Cardiac digital twins (CDTs) represent a significant advancement in precision medicine. Nevertheless, effective personalization remains a major challenge.
We propose a framework to personalize ventricular digital twins from clinical data by combining computed tomography (CT) and electrocardiogram (ECG) through optimization of the His insertions to Purkinje network. A 3D ventricular pediatric model was reconstructed, and candidate insertion sites were defined at the Purkinje network at the center of each American Heart Association (AHA) region. The personalization strategy consisted of two phases guided by the Dynamic Time Warping (DTW) metric. First, we perform spatial optimization (SO) to identify the most suitable insertion locations using a genetic algorithm. Second, we conducted temporal optimization (TO) to refine their activation times through Bayesian Optimization. To reduce initialization bias, five independent realizations using different random seeds were performed. Monodomain simulations employed the O'Hara action potential model, and the ECG was computed using an infinite volume conductor approach.

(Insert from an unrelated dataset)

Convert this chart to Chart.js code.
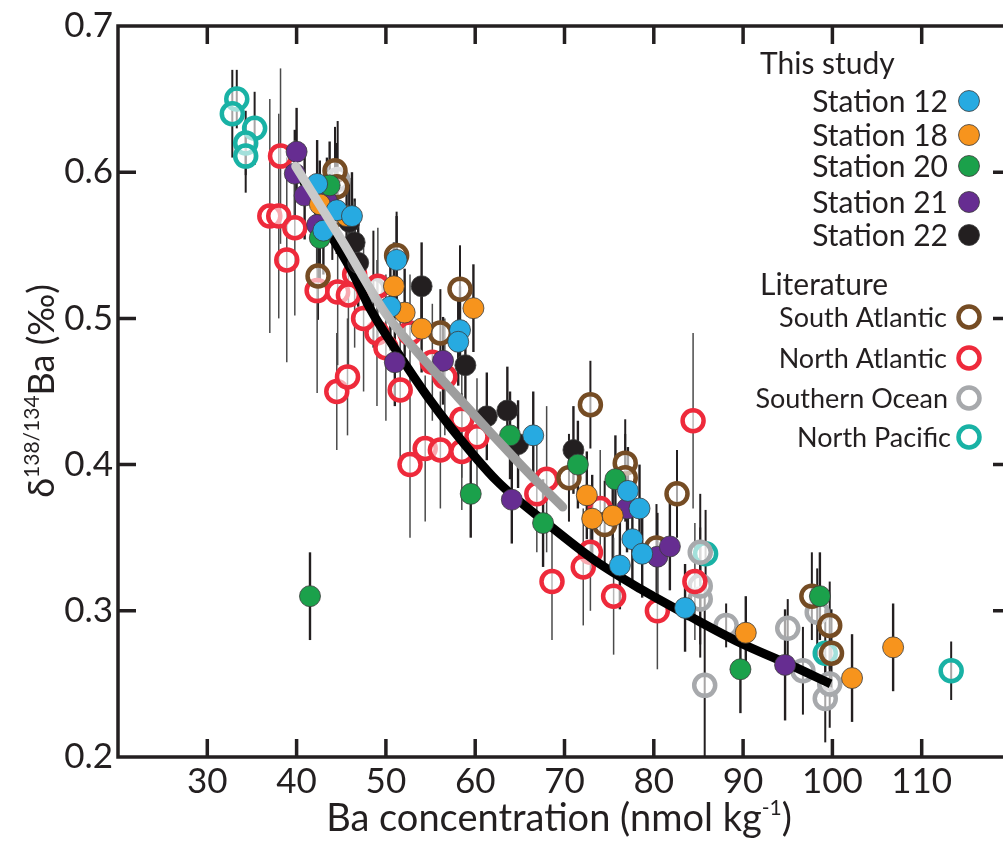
<!DOCTYPE html>
<html>
<head>
<meta charset="utf-8">
<title>Ba isotopes vs Ba concentration</title>
<script src="https://cdn.jsdelivr.net/npm/chart.js@4.4.1/dist/chart.umd.min.js"></script>
<style>
  html, body { margin: 0; padding: 0; background: #fff; overflow: hidden; }
  canvas { display: block; }
</style>
</head>
<body>
<canvas id="chart" width="1016" height="845"></canvas>
<script>
// ticks
const xTicks = [30, 40, 50, 60, 70, 80, 90, 100, 110];
const yTicks = [0.2, 0.3, 0.4, 0.5, 0.6, 0.7];

// [Ba nmol/kg, d138/134Ba permil, 2sd]
const station12 = [[42.3,0.592,0.03],[44.5,0.574,0.03],[46.2,0.570,0.03],[51.2,0.540,0.03],[50.5,0.508,0.03],
  [58.3,0.492,0.03],[58.1,0.484,0.03],[66.5,0.420,0.03],[77.1,0.382,0.03],[78.4,0.370,0.03],[77.6,0.349,0.03],
  [78.7,0.339,0.03],[76.2,0.331,0.03],[83.5,0.302,0.03],[43.0,0.560,0.03]];
const station18 = [[45.6,0.570,0.03],[42.6,0.578,0.03],[50.9,0.522,0.03],[52.1,0.504,0.03],[54.0,0.493,0.03],
  [59.8,0.507,0.03],[72.5,0.379,0.03],[73.1,0.363,0.03],[75.4,0.365,0.03],[90.3,0.285,0.025],[102.2,0.254,0.03],
  [106.8,0.275,0.03]];
const station20 = [[43.7,0.591,0.03],[42.6,0.555,0.03],[41.5,0.310,0.03],[63.9,0.420,0.03],[59.5,0.380,0.03],
  [67.6,0.360,0.03],[71.5,0.400,0.03],[75.7,0.390,0.03],[89.7,0.260,0.03],[98.6,0.310,0.03]];
const station21 = [[40.0,0.614,0.03],[39.8,0.599,0.03],[40.9,0.584,0.03],[43.4,0.580,0.03],[42.3,0.564,0.03],
  [56.4,0.471,0.03],[51.0,0.470,0.03],[64.1,0.376,0.03],[77.0,0.370,0.03],[80.4,0.337,0.03],[81.8,0.344,0.03],
  [94.7,0.263,0.038]];
const station22 = [[46.5,0.552,0.03],[46.9,0.538,0.03],[45.9,0.566,0.03],[54.0,0.522,0.03],[58.9,0.468,0.03],
  [61.3,0.433,0.03],[63.6,0.437,0.03],[64.8,0.414,0.03],[71.0,0.410,0.03]];

const southAtlantic = [[44.3,0.601,0.03],[44.5,0.590,0.03],[42.4,0.529,0.03],[51.2,0.543,0.03],[58.3,0.520,0.03],
  [56.1,0.490,0.03],[72.9,0.441,0.03],[70.5,0.391,0.03],[76.8,0.401,0.03],[76.8,0.391,0.03],[82.6,0.380,0.03],
  [74.5,0.359,0.03],[80.3,0.343,0.03],[97.7,0.310,0.03],[99.7,0.290,0.03],[99.9,0.271,0.03],[44.0,0.570,0.03]];
const northAtlantic = [[38.2,0.611,0.06],[37.0,0.570,0.08],[38.0,0.570,0.07],[39.8,0.562,0.06],[38.9,0.540,0.07],
  [42.3,0.519,0.07],[44.6,0.518,0.05],[45.8,0.516,0.05],[49.1,0.522,0.04],[49.0,0.490,0.05],[50.0,0.480,0.05],
  [52.7,0.490,0.04],[55.2,0.470,0.04],[56.6,0.460,0.04],[51.6,0.451,0.05],[44.5,0.450,0.04],[45.7,0.460,0.04],
  [58.5,0.431,0.04],[60.2,0.419,0.04],[54.4,0.411,0.05],[56.1,0.410,0.04],[58.5,0.409,0.04],[52.7,0.400,0.05],
  [68.0,0.390,0.05],[66.9,0.380,0.04],[74.0,0.370,0.04],[72.9,0.340,0.04],[72.1,0.330,0.04],[68.6,0.320,0.04],
  [75.5,0.310,0.04],[84.4,0.430,0.06],[84.6,0.320,0.04],[80.4,0.300,0.04],[46.5,0.530,0.05],[47.5,0.500,0.05]];
const southernOcean = [[85.7,0.249,0.07],[88.1,0.290,0.015],[95.0,0.288,0.02],[96.7,0.259,0.03],[99.2,0.240,0.03],
  [99.7,0.250,0.03],[98.3,0.299,0.03],[85.2,0.308,0.04],[85.2,0.317,0.04],[85.2,0.340,0.04],[48.6,0.520,0.04],
  [44.6,0.595,0.04]];
const northPacific = [[33.3,0.650,0.02],[32.8,0.640,0.03],[35.3,0.630,0.025],[34.3,0.620,0.022],[34.3,0.611,0.025],
  [85.8,0.339,0.03],[99.2,0.271,0.03],[113.3,0.259,0.02]];

// fitted curves
const fitBlackBa = [40.3, 43.0, 46.3, 48.2, 51.6, 54.6, 57.2, 62.4, 68.4, 73.5, 78.5, 84.1, 89.7, 94.9, 99.8];
const fitBlackD  = [0.600, 0.566, 0.531, 0.507, 0.474, 0.447, 0.426, 0.389, 0.358, 0.334, 0.315, 0.296, 0.278, 0.264, 0.250];
const fitGrayBa = [39.9, 45.1, 49.9, 53.5, 57.5, 62.0, 66.5, 69.8];
const fitGrayD  = [0.604, 0.553, 0.504, 0.477, 0.450, 0.420, 0.391, 0.371];

const stationNames = ['Station 12', 'Station 18', 'Station 20', 'Station 21', 'Station 22'];
const literatureNames = ['South Atlantic', 'North Atlantic', 'Southern Ocean', 'North Pacific'];

const INK = '#231f20';
const stationColors = ['#27aae1', '#f7941d', '#1ba14b', '#662d91', '#231f20'];
const literatureColors = ['#754c24', '#ee2a3b', '#a7a9ac', '#19b2a5'];
const FONT = 'Lato, "Open Sans", sans-serif';

const toPts = (arr) => arr.map(([x, y, e]) => ({ x, y, e }));
const toLine = (xs, ys) => xs.map((x, i) => ({ x, y: ys[i] }));

const stationSets = [station12, station18, station20, station21, station22];
const literatureSets = [southAtlantic, northAtlantic, southernOcean, northPacific];

const datasets = [];

// lower order = drawn on top
datasets.push({
  label: 'fit all',
  data: toLine(fitBlackBa, fitBlackD),
  showLine: true,
  borderColor: '#000',
  borderWidth: 9,
  borderCapStyle: 'butt',
  pointRadius: 0,
  cubicInterpolationMode: 'monotone',
  order: 1.5,
});
datasets.push({
  label: 'fit southern',
  data: toLine(fitGrayBa, fitGrayD),
  showLine: true,
  borderColor: (c) => {
    const chart = c.chart;
    if (!chart.chartArea) return '#a0a0a0';
    const xs = chart.scales.x;
    const g = chart.ctx.createLinearGradient(xs.getPixelForValue(47), 0, xs.getPixelForValue(54), 0);
    g.addColorStop(0, '#c9c9c9');
    g.addColorStop(1, '#9d9d9d');
    return g;
  },
  borderWidth: 9,
  borderCapStyle: 'round',
  pointRadius: 0,
  cubicInterpolationMode: 'monotone',
  order: 0,
});

stationSets.forEach((s, i) => {
  datasets.push({
    label: stationNames[i],
    data: toPts(s),
    backgroundColor: stationColors[i],
    borderColor: '#3b3b3b',
    borderWidth: 0.8,
    pointRadius: 10.5,
    errColor: INK,
    errWidth: 2.4,
    order: 1,
  });
});

literatureSets.forEach((s, i) => {
  datasets.push({
    label: literatureNames[i],
    data: toPts(s),
    backgroundColor: 'rgba(255,255,255,0.6)',
    borderColor: literatureColors[i],
    borderWidth: 4.5,
    pointRadius: 10.5,
    errColor: i === 1 ? '#4a4a4a' : INK,
    errWidth: i === 1 ? 1.5 : 2,
    order: 2,
  });
});

// error bars behind the points
const errorBars = {
  id: 'errorBars',
  beforeDatasetsDraw(chart) {
    const { ctx, chartArea, scales } = chart;
    ctx.save();
    ctx.beginPath();
    ctx.rect(chartArea.left, chartArea.top, chartArea.right - chartArea.left, chartArea.bottom - chartArea.top);
    ctx.clip();
    chart.data.datasets.forEach((ds) => {
      if (!ds.errColor) return;
      ctx.strokeStyle = ds.errColor;
      ctx.lineWidth = ds.errWidth;
      ds.data.forEach((p) => {
        const x = scales.x.getPixelForValue(p.x);
        ctx.beginPath();
        ctx.moveTo(x, scales.y.getPixelForValue(p.y - p.e));
        ctx.lineTo(x, scales.y.getPixelForValue(p.y + p.e));
        ctx.stroke();
      });
    });
    ctx.restore();
  },
};

// box with inward ticks
const frame = {
  id: 'frame',
  afterDatasetsDraw(chart) {
    const { ctx, chartArea: a, scales } = chart;
    const tl = 18;
    ctx.save();
    ctx.strokeStyle = INK;
    ctx.lineWidth = 3.5;
    ctx.lineCap = 'square';
    ctx.strokeRect(a.left, a.top, a.right - a.left, a.bottom - a.top);
    ctx.lineCap = 'butt';
    ctx.beginPath();
    xTicks.forEach((v) => {
      const x = scales.x.getPixelForValue(v);
      ctx.moveTo(x, a.bottom); ctx.lineTo(x, a.bottom - tl);
      ctx.moveTo(x, a.top); ctx.lineTo(x, a.top + tl);
    });
    yTicks.slice(1, -1).forEach((v) => {
      const y = scales.y.getPixelForValue(v);
      ctx.moveTo(a.left, y); ctx.lineTo(a.left + tl, y);
      ctx.moveTo(a.right, y); ctx.lineTo(a.right - tl, y);
    });
    ctx.stroke();
    ctx.restore();
  },
};

function drawParts(ctx, parts, cx, y) {
  let w = 0;
  parts.forEach((p) => { ctx.font = p.size + 'px ' + FONT; w += ctx.measureText(p.t).width; });
  let x = cx - w / 2;
  parts.forEach((p) => {
    ctx.font = p.size + 'px ' + FONT;
    ctx.fillText(p.t, x, y + (p.dy || 0));
    x += ctx.measureText(p.t).width;
  });
}

const titlesAndLegend = {
  id: 'titlesAndLegend',
  afterDraw(chart) {
    const ctx = chart.ctx;
    ctx.save();
    ctx.fillStyle = INK;
    ctx.textBaseline = 'alphabetic';
    ctx.textAlign = 'left';

    // x title
    drawParts(ctx, [
      { t: 'Ba concentration (nmol kg', size: 38 },
      { t: '-1', size: 21, dy: -16 },
      { t: ')', size: 38 },
    ], 559, 831);

    // y title
    ctx.save();
    ctx.translate(54, 391);
    ctx.rotate(-Math.PI / 2);
    drawParts(ctx, [
      { t: 'δ', size: 36 },
      { t: '138/134', size: 21, dy: -15 },
      { t: 'Ba (‰)', size: 36 },
    ], 0, 0);
    ctx.restore();

    // legend
    ctx.font = '30px ' + FONT;
    ctx.fillText('This study', 760, 74);
    ctx.fillText('Literature', 760, 295);

    const stY = [101, 135, 166, 202, 235];
    ctx.textAlign = 'right';
    stationNames.forEach((n, i) => {
      ctx.font = '30px ' + FONT;
      ctx.fillStyle = INK;
      ctx.fillText(n, 948, stY[i] + 11);
      ctx.beginPath();
      ctx.arc(969, stY[i], 10.5, 0, Math.PI * 2);
      ctx.fillStyle = stationColors[i];
      ctx.fill();
      ctx.lineWidth = 0.8;
      ctx.strokeStyle = '#3b3b3b';
      ctx.stroke();
    });

    const litY = [317, 358, 398, 437];
    const litRight = [947, 947, 948, 951];
    literatureNames.forEach((n, i) => {
      ctx.font = '27px ' + FONT;
      ctx.fillStyle = INK;
      ctx.fillText(n, litRight[i], litY[i] + 10);
      ctx.beginPath();
      ctx.arc(969, litY[i], 10.5, 0, Math.PI * 2);
      ctx.fillStyle = '#fff';
      ctx.fill();
      ctx.lineWidth = 4.5;
      ctx.strokeStyle = literatureColors[i];
      ctx.stroke();
    });
    ctx.restore();
  },
};

new Chart(document.getElementById('chart'), {
  type: 'scatter',
  data: { datasets },
  options: {
    responsive: false,
    animation: false,
    events: [],
    layout: { autoPadding: false, padding: { top: 22, right: 5, left: 0, bottom: 0 } },
    plugins: { legend: { display: false }, tooltip: { enabled: false } },
    scales: {
      x: {
        type: 'linear',
        min: 20,
        max: 120,
        afterBuildTicks: (s) => { s.ticks = xTicks.map((v) => ({ value: v })); },
        afterFit: (s) => { s.height = 88; },
        grid: { display: false, drawTicks: false },
        border: { display: false },
        ticks: { font: { family: FONT, size: 35 }, color: INK, padding: 4, maxRotation: 0, autoSkip: false },
      },
      y: {
        type: 'linear',
        min: 0.2,
        max: 0.7,
        afterBuildTicks: (s) => { s.ticks = yTicks.map((v) => ({ value: v })); },
        afterFit: (s) => { s.width = 118; },
        grid: { display: false, drawTicks: false },
        border: { display: false },
        ticks: { font: { family: FONT, size: 35 }, color: INK, padding: 5, autoSkip: false,
          callback: (v) => Number(v).toFixed(1) },
      },
    },
  },
  plugins: [errorBars, frame, titlesAndLegend],
});
</script>
</body>
</html>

For analysis, we considered the top 10th percentile of spatial optimization solutions, ranked by a combined score of DTW and mean cross-correlation aligned to V1 (CC). Within this subset of 99 simulations, the methodology achieved a mean Pearson's correlation coefficient of 0.73 ± 0.045 with respect to the clinical ECG. Temporal optimization added little benefit, underscoring that spatial localization with synchronous stimulation is sufficient for clinical QRS reproduction. Our findings show that different spatial configurations can yield similar QRS morphologies, although inter-lead delays may persist or even worsen after temporal optimization.
In conclusion, this framework enables the construction of CDTs from standard clinical data and suggests that spatial distribution of His-Purkinje insertion has a stronger influence than temporal sequences in reproducing ECG morphology. Moreover, the same Purkinje network, when combined with different spatial arrangements of insertions, can reproduce equivalent ECGs, highlighting the inherent uncertainty in His-Purkinje network modeling.